▽
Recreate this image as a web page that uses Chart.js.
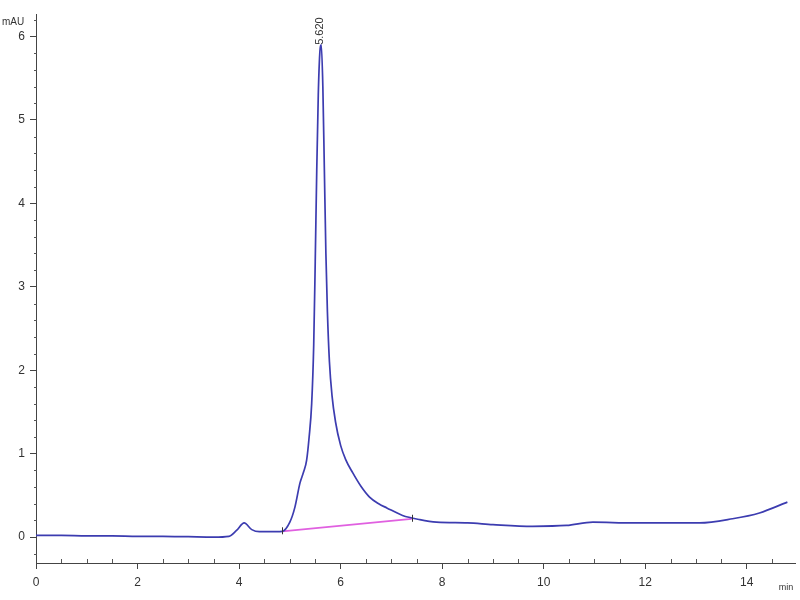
<!DOCTYPE html>
<html>
<head>
<meta charset="utf-8">
<script src="https://cdn.jsdelivr.net/npm/chart.js@4.4.1/dist/chart.umd.min.js"></script>
<style>
html,body{margin:0;padding:0;background:#fff;}
#wrap{width:800px;height:600px;position:relative;}
</style>
</head>
<body>
<div id="wrap"><canvas id="c" width="800" height="600"></canvas></div>
<script>
// Retention time (min)
const times = [0, 0.5, 1, 1.5, 2, 2.5, 3, 3.5, 3.8, 3.95, 4.1, 4.25, 4.4, 4.6, 4.85,
  5.0, 5.1, 5.2, 5.27, 5.33, 5.38, 5.43, 5.47, 5.5, 5.53, 5.56, 5.59, 5.62, 5.65, 5.68, 5.71, 5.74, 5.78, 5.83, 5.9,
  6.0, 6.1, 6.24, 6.4, 6.57, 6.75, 6.91, 7.22, 7.56, 7.89, 8.5, 9.0, 9.78, 10.45, 10.97,
  11.75, 12.4, 13.07, 13.72, 14.25, 14.8];
// Absorbance (mAU)
const signal = [0.02, 0.02, 0.015, 0.015, 0.01, 0.01, 0.005, 0.0, 0.01, 0.08, 0.17, 0.09, 0.065, 0.065, 0.07,
  0.18, 0.36, 0.65, 0.78, 0.92, 1.2, 1.6, 2.3, 3.3, 4.4, 5.3, 5.8, 5.9, 5.4, 4.4, 3.4, 2.7, 2.1, 1.7, 1.38,
  1.1, 0.93, 0.77, 0.61, 0.48, 0.4, 0.35, 0.26, 0.21, 0.18, 0.17, 0.15, 0.13, 0.14, 0.18,
  0.17, 0.17, 0.17, 0.22, 0.29, 0.42];
// Integration baseline
const baselineTimes = [4.85, 7.4];
const baselineValues = [0.07, 0.22];
// Peak annotation
const peakTime = 5.62;
const peakValue = 5.9;
const peakLabel = "5.620";
// Axis tick labels
const xTicks = [0, 2, 4, 6, 8, 10, 12, 14];
const yTicks = [0, 1, 2, 3, 4, 5, 6];
const xMinorStep = 0.5;
const yMinorStep = 0.2;

const FONT = "'Liberation Sans', Arial, sans-serif";

const extras = {
  id: 'extras',
  afterDraw(chart) {
    const ctx = chart.ctx;
    const xs = chart.scales.x, ys = chart.scales.y;
    const area = chart.chartArea;
    ctx.save();
    ctx.strokeStyle = '#555';
    ctx.lineWidth = 1;
    // minor ticks x (upward)
    for (let v = xs.min; v <= xs.max + 1e-9; v += xMinorStep) {
      const r = Math.round(v * 10) / 10;
      if (xTicks.includes(r)) continue;
      const px = Math.round(xs.getPixelForValue(r)) + 0.5;
      ctx.beginPath();
      ctx.moveTo(px, area.bottom - 4);
      ctx.lineTo(px, area.bottom);
      ctx.stroke();
    }
    // minor ticks y
    const start = Math.ceil(ys.min / yMinorStep) * yMinorStep;
    for (let v = start; v <= ys.max + 1e-9; v += yMinorStep) {
      const r = Math.round(v * 10) / 10;
      if (yTicks.includes(r)) continue;
      const py = Math.round(ys.getPixelForValue(r)) + 0.5;
      ctx.beginPath();
      ctx.moveTo(area.left - 2, py);
      ctx.lineTo(area.left + 1, py);
      ctx.stroke();
    }
    // baseline ends markers
    ctx.strokeStyle = '#333';
    for (let i = 0; i < baselineTimes.length; i++) {
      const px = Math.round(xs.getPixelForValue(baselineTimes[i])) + 0.5;
      const py = ys.getPixelForValue(baselineValues[i]);
      ctx.beginPath();
      ctx.moveTo(px, py - 4);
      ctx.lineTo(px, py + 3);
      ctx.stroke();
    }
    // axis unit labels
    ctx.fillStyle = '#333';
    ctx.font = '10px ' + FONT;
    ctx.textAlign = 'left';
    ctx.textBaseline = 'middle';
    ctx.fillText('mAU', 2, 22);
    ctx.font = '9px ' + FONT;
    ctx.textAlign = 'center';
    ctx.fillText('min', 786, 588);
    // peak label rotated
    const lx = xs.getPixelForValue(peakTime);
    const ly = ys.getPixelForValue(peakValue);
    ctx.translate(lx - 1, ly);
    ctx.rotate(-Math.PI / 2);
    ctx.font = '11px ' + FONT;
    ctx.textAlign = 'left';
    ctx.fillStyle = '#333';
    ctx.fillText(peakLabel, 0, 0);
    ctx.restore();
  }
};

const chart = new Chart(document.getElementById('c'), {
  type: 'line',
  data: {
    datasets: [
      {
        label: 'signal',
        data: times.map((t, i) => ({ x: t, y: signal[i] })),
        borderColor: '#3c3cb0',
        borderWidth: 1.7,
        pointRadius: 0,
        cubicInterpolationMode: 'monotone',
        fill: false,
        order: 1
      },
      {
        label: 'baseline',
        data: baselineTimes.map((t, i) => ({ x: t, y: baselineValues[i] })),
        borderColor: '#e060e0',
        borderWidth: 1.7,
        pointRadius: 0,
        fill: false,
        order: 2
      }
    ]
  },
  plugins: [extras],
  options: {
    responsive: false,
    animation: false,
    layout: { padding: { top: 14, right: 5, left: 0, bottom: 0 } },
    plugins: { legend: { display: false }, tooltip: { enabled: false } },
    scales: {
      x: {
        type: 'linear',
        min: 0,
        max: 14.95,
        afterBuildTicks: (s) => { s.ticks = xTicks.map(v => ({ value: v })); },
        afterFit: (s) => { s.height = 37; },
        border: { display: true, color: '#444', width: 1 },
        grid: { drawOnChartArea: false, drawTicks: true, tickLength: 6, tickColor: '#444' },
        ticks: { color: '#333', font: { family: FONT, size: 12 }, padding: 6, maxRotation: 0, autoSkip: false }
      },
      y: {
        type: 'linear',
        min: -0.31,
        max: 6.27,
        afterBuildTicks: (s) => { s.ticks = yTicks.map(v => ({ value: v })); },
        afterFit: (s) => { s.width = 36; },
        border: { display: true, color: '#444', width: 1 },
        grid: { drawOnChartArea: false, drawTicks: true, tickLength: 6, tickColor: '#444' },
        ticks: { color: '#333', font: { family: FONT, size: 12 }, padding: 5, autoSkip: false }
      }
    }
  }
});
</script>
</body>
</html>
△
§ Task to complete:
Make an exact copy of the data above, pictures excluded.

§ Result of this task:
Recreate this image as a web page that uses Chart.js.
<!DOCTYPE html>
<html>
<head>
<meta charset="utf-8">
<script src="https://cdn.jsdelivr.net/npm/chart.js@4.4.1/dist/chart.umd.min.js"></script>
<style>
html,body{margin:0;padding:0;background:#fff;}
#wrap{width:800px;height:600px;position:relative;}
</style>
</head>
<body>
<div id="wrap"><canvas id="c" width="800" height="600"></canvas></div>
<script>
// Retention time (min)
const times = [0, 0.5, 1, 1.5, 2, 2.5, 3, 3.5, 3.8, 3.95, 4.1, 4.25, 4.4, 4.6, 4.85,
  5.0, 5.1, 5.2, 5.27, 5.33, 5.38, 5.43, 5.47, 5.5, 5.53, 5.56, 5.59, 5.62, 5.65, 5.68, 5.71, 5.74, 5.78, 5.83, 5.9,
  6.0, 6.1, 6.24, 6.4, 6.57, 6.75, 6.91, 7.22, 7.56, 7.89, 8.5, 9.0, 9.78, 10.45, 10.97,
  11.75, 12.4, 13.07, 13.72, 14.25, 14.8];
// Absorbance (mAU)
const signal = [0.02, 0.02, 0.015, 0.015, 0.01, 0.01, 0.005, 0.0, 0.01, 0.08, 0.17, 0.09, 0.065, 0.065, 0.07,
  0.18, 0.36, 0.65, 0.78, 0.92, 1.2, 1.6, 2.3, 3.3, 4.4, 5.3, 5.8, 5.9, 5.4, 4.4, 3.4, 2.7, 2.1, 1.7, 1.38,
  1.1, 0.93, 0.77, 0.61, 0.48, 0.4, 0.35, 0.26, 0.21, 0.18, 0.17, 0.15, 0.13, 0.14, 0.18,
  0.17, 0.17, 0.17, 0.22, 0.29, 0.42];
// Integration baseline
const baselineTimes = [4.85, 7.4];
const baselineValues = [0.07, 0.22];
// Peak annotation
const peakTime = 5.62;
const peakValue = 5.9;
const peakLabel = "5.620";
// Axis tick labels
const xTicks = [0, 2, 4, 6, 8, 10, 12, 14];
const yTicks = [0, 1, 2, 3, 4, 5, 6];
const xMinorStep = 0.5;
const yMinorStep = 0.2;

const FONT = "'Liberation Sans', Arial, sans-serif";

const extras = {
  id: 'extras',
  afterDraw(chart) {
    const ctx = chart.ctx;
    const xs = chart.scales.x, ys = chart.scales.y;
    const area = chart.chartArea;
    ctx.save();
    ctx.strokeStyle = '#555';
    ctx.lineWidth = 1;
    // minor ticks x (upward)
    for (let v = xs.min; v <= xs.max + 1e-9; v += xMinorStep) {
      const r = Math.round(v * 10) / 10;
      if (xTicks.includes(r)) continue;
      const px = Math.round(xs.getPixelForValue(r)) + 0.5;
      ctx.beginPath();
      ctx.moveTo(px, area.bottom - 4);
      ctx.lineTo(px, area.bottom);
      ctx.stroke();
    }
    // minor ticks y
    const start = Math.ceil(ys.min / yMinorStep) * yMinorStep;
    for (let v = start; v <= ys.max + 1e-9; v += yMinorStep) {
      const r = Math.round(v * 10) / 10;
      if (yTicks.includes(r)) continue;
      const py = Math.round(ys.getPixelForValue(r)) + 0.5;
      ctx.beginPath();
      ctx.moveTo(area.left - 2, py);
      ctx.lineTo(area.left + 1, py);
      ctx.stroke();
    }
    // baseline ends markers
    ctx.strokeStyle = '#333';
    for (let i = 0; i < baselineTimes.length; i++) {
      const px = Math.round(xs.getPixelForValue(baselineTimes[i])) + 0.5;
      const py = ys.getPixelForValue(baselineValues[i]);
      ctx.beginPath();
      ctx.moveTo(px, py - 4);
      ctx.lineTo(px, py + 3);
      ctx.stroke();
    }
    // axis unit labels
    ctx.fillStyle = '#333';
    ctx.font = '10px ' + FONT;
    ctx.textAlign = 'left';
    ctx.textBaseline = 'middle';
    ctx.fillText('mAU', 2, 22);
    ctx.font = '9px ' + FONT;
    ctx.textAlign = 'center';
    ctx.fillText('min', 786, 588);
    // peak label rotated
    const lx = xs.getPixelForValue(peakTime);
    const ly = ys.getPixelForValue(peakValue);
    ctx.translate(lx - 1, ly);
    ctx.rotate(-Math.PI / 2);
    ctx.font = '11px ' + FONT;
    ctx.textAlign = 'left';
    ctx.fillStyle = '#333';
    ctx.fillText(peakLabel, 0, 0);
    ctx.restore();
  }
};

const chart = new Chart(document.getElementById('c'), {
  type: 'line',
  data: {
    datasets: [
      {
        label: 'signal',
        data: times.map((t, i) => ({ x: t, y: signal[i] })),
        borderColor: '#3c3cb0',
        borderWidth: 1.7,
        pointRadius: 0,
        cubicInterpolationMode: 'monotone',
        fill: false,
        order: 1
      },
      {
        label: 'baseline',
        data: baselineTimes.map((t, i) => ({ x: t, y: baselineValues[i] })),
        borderColor: '#e060e0',
        borderWidth: 1.7,
        pointRadius: 0,
        fill: false,
        order: 2
      }
    ]
  },
  plugins: [extras],
  options: {
    responsive: false,
    animation: false,
    layout: { padding: { top: 14, right: 5, left: 0, bottom: 0 } },
    plugins: { legend: { display: false }, tooltip: { enabled: false } },
    scales: {
      x: {
        type: 'linear',
        min: 0,
        max: 14.95,
        afterBuildTicks: (s) => { s.ticks = xTicks.map(v => ({ value: v })); },
        afterFit: (s) => { s.height = 37; },
        border: { display: true, color: '#444', width: 1 },
        grid: { drawOnChartArea: false, drawTicks: true, tickLength: 6, tickColor: '#444' },
        ticks: { color: '#333', font: { family: FONT, size: 12 }, padding: 6, maxRotation: 0, autoSkip: false }
      },
      y: {
        type: 'linear',
        min: -0.31,
        max: 6.27,
        afterBuildTicks: (s) => { s.ticks = yTicks.map(v => ({ value: v })); },
        afterFit: (s) => { s.width = 36; },
        border: { display: true, color: '#444', width: 1 },
        grid: { drawOnChartArea: false, drawTicks: true, tickLength: 6, tickColor: '#444' },
        ticks: { color: '#333', font: { family: FONT, size: 12 }, padding: 5, autoSkip: false }
      }
    }
  }
});
</script>
</body>
</html>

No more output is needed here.